Responsive/Adaptive

Responsive/Adaptive
on
in: The Basics

Even though I’ve seen quite a few of blogs on the topic of responsive, fluid adaptive and other designs that change with their environment, I have found that they are almost always not only interesting, but you also always walk away from it with a bit of new knowledge or at least a new way of looking at these elements.

One of the books that helped me wrap my noggin around responsive web design when I first learned to code responsively in college was Responsive Web Design, by Ethan Marcotte, the person who coined the term Responsive Web Design. Most people see responsive sign as mobile friendly. This declaration might be true, but it is so much more than mobile friendly. Responsive Design is a way of life! I realize that not all websites benefit from being responsive, such as huge e-commerce sites, but I look forward to the days when we can say over 85% of websites in existence are responsive. Not only does this seamless way of coding make for a better web browsing experience, but I find that for most most part, responsively coded websites are usually paired with a much more aesthetically pleasing design.

Designers often confuse a responsive website with an adaptive website. The end goal is usually fairly similar, giving the user a more usable/mobile-friendly experience, but the way of getting there is a bit different. Both methods are made using Media Queries. In short, a media query just tells us what styles to use, at what screen size. The biggest difference between responsive and adaptive, is the unit of measure. Responsive websites use percentages or relative units where adaptive uses a more static unit like, pixels. You can see in the gif below, that the content in the responsive example is using a 100% width, whereas the adaptive example doesn’t reach 100% until the outer container has reached a certain breakpoint.

Responsive

 
 
 

Adaptive

 
 
 

One of the benefits of making your website responsive, is you can do all of your styling in one place as opposed to making an entirely different website for mobile devices. The obvious benefit is that the design will be seamless and fluid no matter the size of your screen. You can even resize your browser window from small to large and back again to watch the responsive coding melt from one layout to the next. Here is one of my favorite resources to browse numerous responsive websites and how they change from query to query along with an image example of one of their entries.
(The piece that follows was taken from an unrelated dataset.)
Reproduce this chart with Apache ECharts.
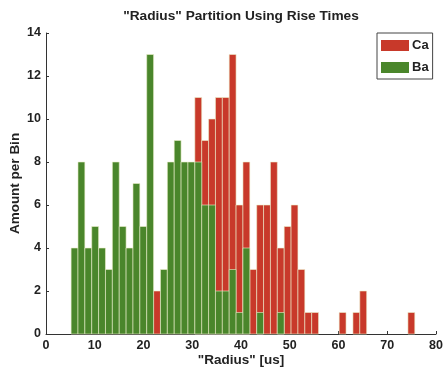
<!DOCTYPE html>
<html>
<head>
<meta charset="utf-8">
<script src="https://cdn.jsdelivr.net/npm/echarts@6/dist/echarts.min.js"></script>
<style>
html,body{margin:0;padding:0;background:#fff;}
#chart{width:443px;height:371px;}
</style>
</head>
<body>
<div id="chart"></div>
<script>
// Histogram bins (50 bins)
var binStart = 5.15;
var binWidth = 1.41;
// Counts per bin, Ca (red)
var caCounts = [0,0,0,0,0,0,0,0,0,0,0,0,2,0,0,0,0,0,11,9,10,11,11,13,6,8,3,6,6,8,4,5,6,3,1,1,0,0,0,1,0,1,2,0,0,0,0,0,0,1];
// Counts per bin, Ba (green)
var baCounts = [4,8,4,5,4,3,8,5,4,7,5,13,0,3,8,9,8,8,8,6,6,2,2,3,1,4,0,1,0,0,1,0,0,0,0,0,0,0,0,0,0,0,0,0,0,0,0,0,0,0];
var seriesNames = ['Ca', 'Ba'];
var xTicks = [0, 80, 10];
var yTicks = [0, 14, 2];
var titleText = '"Radius" Partition Using Rise Times';
var xName = '"Radius" [us]';
var yName = 'Amount per Bin';

var colors = ['#c8392a', '#4a862b'];
var font = '"Liberation Sans", Arial, Helvetica, sans-serif';

function toBins(counts) {
  return counts.map(function (v, i) {
    return [binStart + i * binWidth, binStart + (i + 1) * binWidth, v];
  });
}

function renderBar(params, api) {
  var v = api.value(2);
  if (!v) return null;
  var p0 = api.coord([api.value(0), v]);
  var p1 = api.coord([api.value(1), 0]);
  return {
    type: 'rect',
    shape: { x: p0[0], y: p0[1], width: p1[0] - p0[0], height: p1[1] - p0[1] },
    style: { fill: api.visual('color'), stroke: 'rgba(236,240,205,0.85)', lineWidth: 0.7 }
  };
}

var chart = echarts.init(document.getElementById('chart'), null, { renderer: 'canvas' });
chart.setOption({
  animation: false,
  backgroundColor: '#fff',
  graphic: [{
    type: 'text', x: 241, y: 16,
    style: { text: titleText, font: 'bold 13.7px ' + font, fill: '#222', align: 'center', verticalAlign: 'middle' }
  }],
  legend: {
    data: seriesNames,
    orient: 'vertical',
    left: 377, top: 33,
    padding: [6, 4, 5, 4],
    itemWidth: 28, itemHeight: 11, itemGap: 9,
    icon: 'rect',
    borderColor: '#444', borderWidth: 1,
    backgroundColor: '#fff',
    textStyle: { fontFamily: font, fontWeight: 'bold', fontSize: 13, color: '#222', padding: [0, 0, 0, -2] }
  },
  grid: { left: 46, top: 33, width: 390, height: 301, containLabel: false, outerBoundsMode: 'none' },
  xAxis: {
    type: 'value', min: xTicks[0], max: xTicks[1], interval: xTicks[2],
    name: xName, nameLocation: 'middle', nameGap: 19, nameMoveOverlap: false,
    nameTextStyle: { fontFamily: font, fontWeight: 'bold', fontSize: 13.5, color: '#222' },
    axisLine: { show: true, lineStyle: { color: '#333', width: 1 } },
    axisTick: { show: true, inside: true, length: 3, lineStyle: { color: '#333' } },
    axisLabel: { fontFamily: font, fontWeight: 'bold', fontSize: 12.5, color: '#222', margin: 5 },
    splitLine: { show: false }
  },
  yAxis: {
    type: 'value', min: yTicks[0], max: yTicks[1], interval: yTicks[2],
    name: yName, nameLocation: 'middle', nameGap: 24, nameRotate: 90, nameMoveOverlap: false,
    nameTextStyle: { fontFamily: font, fontWeight: 'bold', fontSize: 13.5, color: '#222' },
    axisLine: { show: true, lineStyle: { color: '#333', width: 1 } },
    axisTick: { show: true, inside: true, length: 3, lineStyle: { color: '#333' } },
    axisLabel: { fontFamily: font, fontWeight: 'bold', fontSize: 12.5, color: '#222', margin: 5 },
    splitLine: { show: false }
  },
  series: [
    { name: seriesNames[0], type: 'custom', renderItem: renderBar, itemStyle: { color: colors[0] },
      encode: { x: [0, 1], y: 2 }, data: toBins(caCounts) },
    { name: seriesNames[1], type: 'custom', renderItem: renderBar, itemStyle: { color: colors[1] },
      encode: { x: [0, 1], y: 2 }, data: toBins(baCounts) }
  ]
});
</script>
</body>
</html>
Which is better? Responsive design is always changing and adaptive design makes some changes at designated screen sizes. How do they compare? Responsive is generally harder to make. Whereas adaptive is less flexible. Responsive sites load faster because adaptive sites have to load every possible layout. All in all, responsive web design is almost always the better and more productive option. It will always display correctly no matter what new tech devices are released on the market. The only time I could see an adaptive site being the slightly better option is for new companies with fewer resources. If this is not the case however, responsive is the way to go. It is an overall better investment because every person who owns a mobile device will without a single doubt, view a pixel perfect version of the site no matter what device they are viewing it from.